In Massachusetts, Chariot for Women is promising to launch a service featuring female drivers picking up only women and children. Drivers will even have to say a “safe word” before a ride starts.
Michael Pelletz, a former Uber driver, said he started the company with his wife, Kelly, in response to instances of drivers for ride-hailing services charged with harming female passengers. Pelletz believes his business plan is legal, and he’s prepared to make his case in court, if it comes to that.
“We believe that giving women and their loved ones peace of mind is not only a public policy imperative, but serves an essential social interest,” Pelletz said. “Our service is intended to protect these fundamental liberties.”
In New York City, the owners of SheRides are also promising a reboot this summer.
Fernando Mateo, who co-founded the company with his wife, Stella, said the company put the brakes on its planned launch in 2014 after spending “tens of thousands” on legal fees as activists and male drivers threatened to sue. The company settled one challenge, he said.
“We were accused of all sorts of things,” Mateo said. “So we went back to the drawing board.”
When the company re-launches as SheHails, men will be permitted as drivers and passengers. It will be left to female drivers to accept male passengers, and for female passengers to accept rides from male drivers.
While taxis driven by and for women are common in Dubai and India, such businesses would likely run afoul of anti-discrimination laws in the U.S., industry and legal experts said.
Major ride-hailing companies Uber and Lyft don’t give users the option of requesting a driver based on gender. The Taxicab, Limousine & Paratransit Association, a trade group, says companies vary on whether women may request a female taxi driver.
“The safety issue is a really big deal,” said Rosabeth Moss Kanter, a professor at the Harvard Business School. “But you just can’t discriminate. You can’t turn people away.”
On the employment side, the federal Civil Rights Act bans gender-based hiring except when deemed essential.
Courts have interpreted that “bona fide occupational qualification” clause very narrowly, said Elizabeth Brown, a business law professor at Bentley University in Waltham, Massachusetts.
For example, prisons have been permitted to hire female guards in select situations, but the airline industry was famously ordered to end the practice of hiring only women as flight attendants in a 1971 U.S. Supreme Court ruling.
Whether the 1964 civil rights law applies is also an open question. The U.S. Equal Employment Opportunity Commission, which enforces the law, declined to comment on the legality of women-only ride-hailing services.
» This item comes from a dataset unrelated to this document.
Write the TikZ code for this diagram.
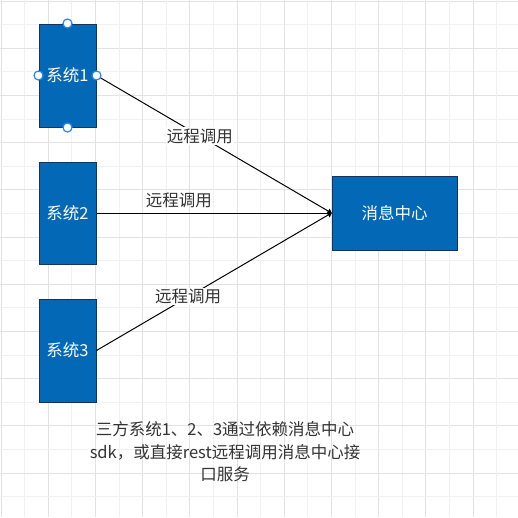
\documentclass[tikz,border=0pt]{standalone}
\usepackage{fontspec}
\setmainfont{Noto Sans CJK SC}
\usetikzlibrary{arrows.meta}
\definecolor{boxblue}{HTML}{0369B7}
\definecolor{boxline}{HTML}{14335F}
\definecolor{gridmajor}{HTML}{E2E2E2}
\definecolor{gridminor}{HTML}{F1F1F1}
\definecolor{txtgray}{HTML}{333333}
\definecolor{handleblue}{HTML}{2A84F0}
\tikzset{
  sysbox/.style={draw=boxline, fill=boxblue, text=white, line width=1pt,
    font=\fontsize{16.5}{20}\selectfont, inner sep=0pt},
  handle/.style={circle, draw=handleblue, fill=white, line width=1.2pt,
    minimum size=9pt, inner sep=0pt},
  lbl/.style={font=\fontsize{16.5}{20}\selectfont, text=txtgray, inner sep=1pt},
  link/.style={line width=1pt, -{Stealth[length=5pt,width=7pt,round]}},
}
\begin{document}
\begin{tikzpicture}[x=1pt, y=-1pt]
\useasboundingbox (0,0) rectangle (518,517);
% grid
\foreach \k in {0,...,22} {
  \pgfmathtruncatemacro{\even}{mod(\k,2)}
  \ifnum\even=0 \def\gc{gridmajor}\else\def\gc{gridminor}\fi
  \draw[\gc, line width=1pt] (1+23.6*\k,0) -- (1+23.6*\k,517);
  \draw[\gc, line width=1pt] (0,1+23.6*\k) -- (518,1+23.6*\k);
}

% boxes
\node[sysbox, minimum width=57pt, minimum height=103pt] (sys1) at (67.5,75.5) {系统1};
\node[sysbox, minimum width=57pt, minimum height=102pt] (sys2) at (67.5,213) {系统2};
\node[sysbox, minimum width=57pt, minimum height=103pt] (sys3) at (67.5,350.5) {系统3};
\node[sysbox, minimum width=125pt, minimum height=74pt] (msg) at (394.5,213) {消息中心};

% connectors
\draw[link] (sys1.east) -- (msg.west)
  node[lbl, fill=white, pos=0.44] (lbl1) {远程调用};
\draw[link] (sys2.east) -- (msg.west)
  node[lbl, pos=0.35, yshift=12.5pt] (lbl2) {远程调用};
\draw[link] (sys3.east) -- (msg.west)
  node[lbl, fill=white, pos=0.39] (lbl3) {远程调用};

% selection handles
\node[handle] (h1) at (sys1.north) {};
\node[handle] (h2) at (sys1.west) {};
\node[handle] (h3) at (sys1.east) {};
\node[handle] (h4) at (sys1.south) {};

\node[lbl, align=center, font=\fontsize{16.5}{22.5}\selectfont] (note) at (225,452)
  {三方系统1、2、3通过依赖消息中心\\sdk，或直接rest远程调用消息中心接\\口服务};
\end{tikzpicture}
\end{document}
But spokeswoman Justine Lisser noted employers whose workers are independent contractors, as is the case with Mateo and Pelletz’s companies, are generally outside the agency’s purview.
On the consumer side, Massachusetts and many other states have anti-gender discrimination laws governing “public accommodations” like transportation services.
But those too, have exceptions. In Massachusetts, for example, women’s-only gyms won a special legislative carve-out in 1998.
Michelle Sicard, a Granby, Massachusetts, resident who recently signed up as a Chariot for Women driver, said she isn’t concerned about the legal debate.
“I don’t think it’s discriminating against anyone. It’s another way to make women feel safe,” said the 33-year-old postal worker. “I just think people overthink things.”
But Harry Campbell, an Uber and Lyft driver in Los Angeles who runs a blog and podcast about ridesharing, fears the idea could be a “slippery slope” to other forms of discrimination.
Stronger background checks on drivers and regular monitoring of current ones might be a better approach, he suggested.
“There are likely passengers who would feel more comfortable with drivers who are the same race or same ethnicity, so where do we draw the line?” Campbell said.
Female ride-hailing users in the Boston area interviewed by The Associated Press had mixed feelings.
Carolina Quintanilla, a 22-year-old from Boston, said she’d consider using the service at night. But even then, she said, there’s no guarantee of safety.
“There are crazy women out there, too,” Quintanilla said. “You never really know nobody’s intentions. You have to trust your instincts.”